The Pin Bar (short for Pinocchio Bar) is a price action term for any candle with a very long wick and a small body — named because the long nose (wick) tells a lie about where price "tried" to go. Pin Bars work across all timeframes and markets and are one of the most traded price action signals on NSE.

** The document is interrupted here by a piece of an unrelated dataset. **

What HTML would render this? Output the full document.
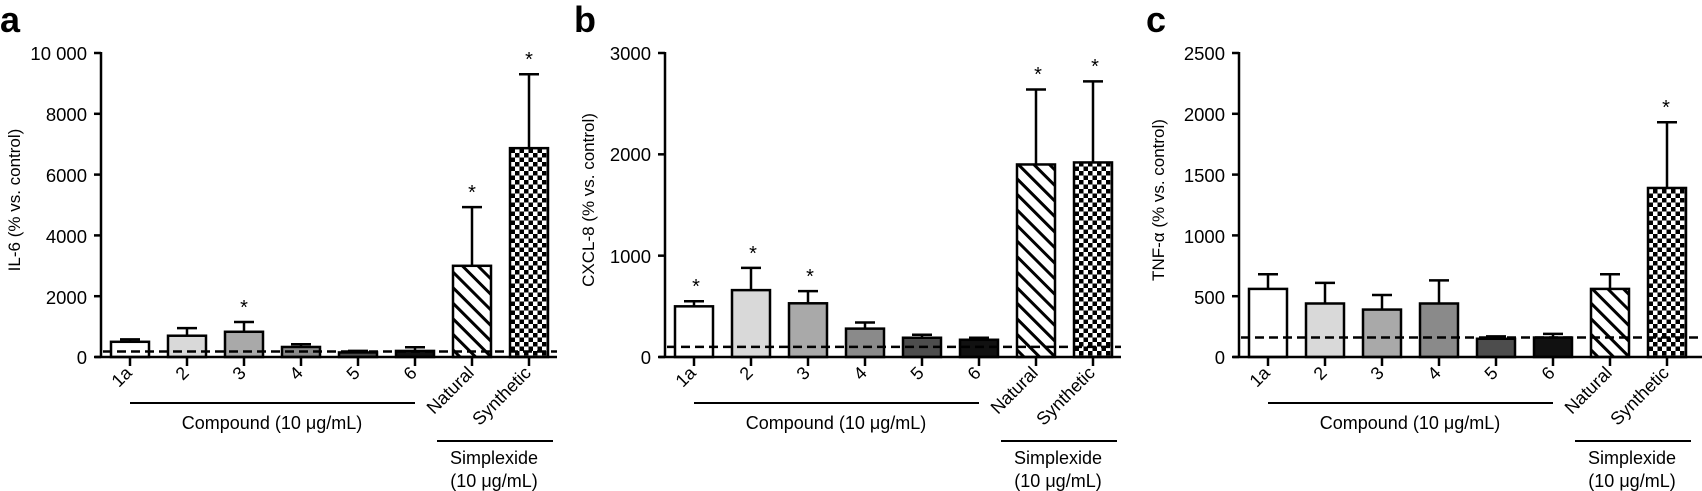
<!DOCTYPE html>
<html><head><meta charset="utf-8"><style>
html,body{margin:0;padding:0;background:#fff;}
svg{display:block;font-family:"Liberation Sans",Arial,sans-serif;}
</style></head><body>
<svg id="s" width="1702" height="491" viewBox="0 0 1702 491" xmlns="http://www.w3.org/2000/svg">
<defs>
<pattern id="str" patternUnits="userSpaceOnUse" width="11" height="11" patternTransform="rotate(-45)">
<rect width="11" height="11" fill="#fff"/><rect x="0" y="0" width="3" height="11" fill="#000"/>
</pattern>
<pattern id="chk" patternUnits="userSpaceOnUse" width="9" height="9">
<rect width="9" height="9" fill="#fff"/><rect x="0" y="0" width="4.5" height="4.5" fill="#000"/><rect x="4.5" y="4.5" width="4.5" height="4.5" fill="#000"/>
</pattern>
</defs>
<g font-size="18.5" fill="#000">
<text x="0" y="32" font-size="36" font-weight="bold">a</text>
<text transform="translate(20,200) rotate(-90)" text-anchor="middle" font-size="17">IL-6 (% vs. control)</text>
<g text-anchor="end">
<text x="87" y="60">10 000</text><text x="87" y="121">8000</text><text x="87" y="182">6000</text><text x="87" y="243">4000</text><text x="87" y="304">2000</text><text x="87" y="364">0</text>
</g>
<text x="574" y="32" font-size="36" font-weight="bold">b</text>
<text transform="translate(594,200) rotate(-90)" text-anchor="middle" font-size="17">CXCL-8 (% vs. control)</text>
<g text-anchor="end">
<text x="651" y="60">3000</text><text x="651" y="161">2000</text><text x="651" y="263">1000</text><text x="651" y="364">0</text>
</g>
<text x="1146" y="32" font-size="36" font-weight="bold">c</text>
<text transform="translate(1164,200) rotate(-90)" text-anchor="middle" font-size="17">TNF-α (% vs. control)</text>
<g text-anchor="end">
<text x="1225" y="60">2500</text><text x="1225" y="121">2000</text><text x="1225" y="182">1500</text><text x="1225" y="243">1000</text><text x="1225" y="304">500</text><text x="1225" y="364">0</text>
</g>
</g>
<g id="p1" transform="translate(101,0)" font-size="18" text-anchor="end">
<text transform="translate(32,374) rotate(-45)">1a</text>
<text transform="translate(89,374) rotate(-45)">2</text>
<text transform="translate(146,374) rotate(-45)">3</text>
<text transform="translate(203,374) rotate(-45)">4</text>
<text transform="translate(260,374) rotate(-45)">5</text>
<text transform="translate(317,374) rotate(-45)">6</text>
<text transform="translate(374,374) rotate(-45)">Natural</text>
<text transform="translate(431,374) rotate(-45)">Synthetic</text>
<text x="171" y="429" text-anchor="middle">Compound (10 μg/mL)</text>
<text x="393" y="464" text-anchor="middle">Simplexide</text>
<text x="393" y="487" text-anchor="middle">(10 μg/mL)</text>
</g>
<g id="p2" transform="translate(665,0)" font-size="18" text-anchor="end">
<text transform="translate(32,374) rotate(-45)">1a</text>
<text transform="translate(89,374) rotate(-45)">2</text>
<text transform="translate(146,374) rotate(-45)">3</text>
<text transform="translate(203,374) rotate(-45)">4</text>
<text transform="translate(260,374) rotate(-45)">5</text>
<text transform="translate(317,374) rotate(-45)">6</text>
<text transform="translate(374,374) rotate(-45)">Natural</text>
<text transform="translate(431,374) rotate(-45)">Synthetic</text>
<text x="171" y="429" text-anchor="middle">Compound (10 μg/mL)</text>
<text x="393" y="464" text-anchor="middle">Simplexide</text>
<text x="393" y="487" text-anchor="middle">(10 μg/mL)</text>
</g>
<g id="p3" transform="translate(1239,0)" font-size="18" text-anchor="end">
<text transform="translate(32,374) rotate(-45)">1a</text>
<text transform="translate(89,374) rotate(-45)">2</text>
<text transform="translate(146,374) rotate(-45)">3</text>
<text transform="translate(203,374) rotate(-45)">4</text>
<text transform="translate(260,374) rotate(-45)">5</text>
<text transform="translate(317,374) rotate(-45)">6</text>
<text transform="translate(374,374) rotate(-45)">Natural</text>
<text transform="translate(431,374) rotate(-45)">Synthetic</text>
<text x="171" y="429" text-anchor="middle">Compound (10 μg/mL)</text>
<text x="393" y="464" text-anchor="middle">Simplexide</text>
<text x="393" y="487" text-anchor="middle">(10 μg/mL)</text>
</g>
<g font-size="20" text-anchor="middle">
<text x="244" y="314">*</text><text x="472" y="199">*</text><text x="529" y="66">*</text>
<text x="696" y="293">*</text><text x="753" y="260">*</text><text x="810" y="283">*</text><text x="1038" y="81">*</text><text x="1095" y="73">*</text>
<text x="1666" y="114">*</text>
</g>
</svg>
<script>
var NS="http://www.w3.org/2000/svg";
var fills=["#fff","#d9d9d9","#a9a9a9","#8a8a8a","#4d4d4d","#111","url(#str)","url(#chk)"];
var panels=[
 {id:"p1",max:10000,ticks:[0,2000,4000,6000,8000,10000],v:[500,700,830,330,150,200,3000,6870],e:[580,950,1150,420,200,320,4930,9300],d:180,end:456},
 {id:"p2",max:3000,ticks:[0,1000,2000,3000],v:[500,660,530,280,190,170,1900,1920],e:[550,880,650,340,220,190,2640,2720],d:100,end:456},
 {id:"p3",max:2500,ticks:[0,500,1000,1500,2000,2500],v:[560,440,390,440,150,160,560,1390],e:[680,610,510,630,170,190,680,1930],d:160,end:463}
];
function el(g,t,a){var e=document.createElementNS(NS,t);for(var k in a)e.setAttribute(k,a[k]);g.appendChild(e);return e;}
panels.forEach(function(p){
 var g=document.getElementById(p.id);
 var Y=function(v){return 357-v/p.max*304;};
 for(var i=0;i<8;i++){
  var cx=29+57*i, y=Y(p.v[i]), ye=Y(p.e[i]);
  el(g,"line",{x1:cx,x2:cx,y1:y,y2:ye,stroke:"#000","stroke-width":2.5});
  el(g,"line",{x1:cx-10,x2:cx+10,y1:ye,y2:ye,stroke:"#000","stroke-width":2.5});
  el(g,"rect",{x:cx-19,y:y,width:38,height:357-y,fill:fills[i],stroke:"#000","stroke-width":2.5});
  el(g,"line",{x1:cx,x2:cx,y1:357,y2:366,stroke:"#000","stroke-width":2.5});
 }
 el(g,"line",{x1:2,x2:p.end,y1:Y(p.d),y2:Y(p.d),stroke:"#000","stroke-width":2.5,"stroke-dasharray":"9,5"});
 el(g,"line",{x1:0,x2:0,y1:52,y2:358,stroke:"#000","stroke-width":2.5});
 el(g,"line",{x1:-6,x2:p.end,y1:357,y2:357,stroke:"#000","stroke-width":2.5});
 p.ticks.forEach(function(t){el(g,"line",{x1:-7,x2:0,y1:Y(t),y2:Y(t),stroke:"#000","stroke-width":2.5});});
 el(g,"line",{x1:29,x2:314,y1:403,y2:403,stroke:"#000","stroke-width":2});
 el(g,"line",{x1:336,x2:452,y1:441,y2:441,stroke:"#000","stroke-width":2});
});
</script>
</body></html>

Bullish and Bearish Pin Bars

Bullish Pin Bar (Long lower wick) Price rejected the lows → Buy Bearish Pin Bar (Long upper wick) Price rejected the highs → Sell

Pin Bar Quality Checklist

  • The wick should be at least 2/3 of the total candle length
  • The body and opposite wick together should be no more than 1/3 of total length
  • The body should be at one extreme of the candle (nose at the other)
  • Best Pin Bars have little or no opposite wick

The Key Principle — Price Rejection

A bullish Pin Bar tells this story: Price moved sharply lower (the wick), found strong buyers at those lows, and was pushed back up near the open. The long lower wick is the "lie" — price tried to go lower but couldn't stay there.

Trading the Pin Bar

Bullish Pin Bar at Support:
Entry Option 1: Buy at close of Pin Bar (aggressive)
Entry Option 2: Buy on pullback to 50% of the Pin Bar wick (conservative, better R:R)
Stop Loss: Below the tip of the Pin Bar wick
Target: Previous swing high — minimum 1:2 risk-reward

The 50% entry rule often gives 2:1 better risk-reward than entering at the close

Best Pin Bar Locations on NSE

  • At key daily support/resistance levels
  • At the 50%, 61.8% Fibonacci retracement
  • At the 200-day SMA (daily chart)
  • At round-number levels (NIFTY 22,000, 23,000)
  • After a news-driven spike that quickly reverses
The Pin Bar on a weekly NSE chart at a 52-week high (bearish Pin Bar) is a high-probability short signal. The long upper wick shows institutions selling into the breakout — a classic distribution pattern at market highs.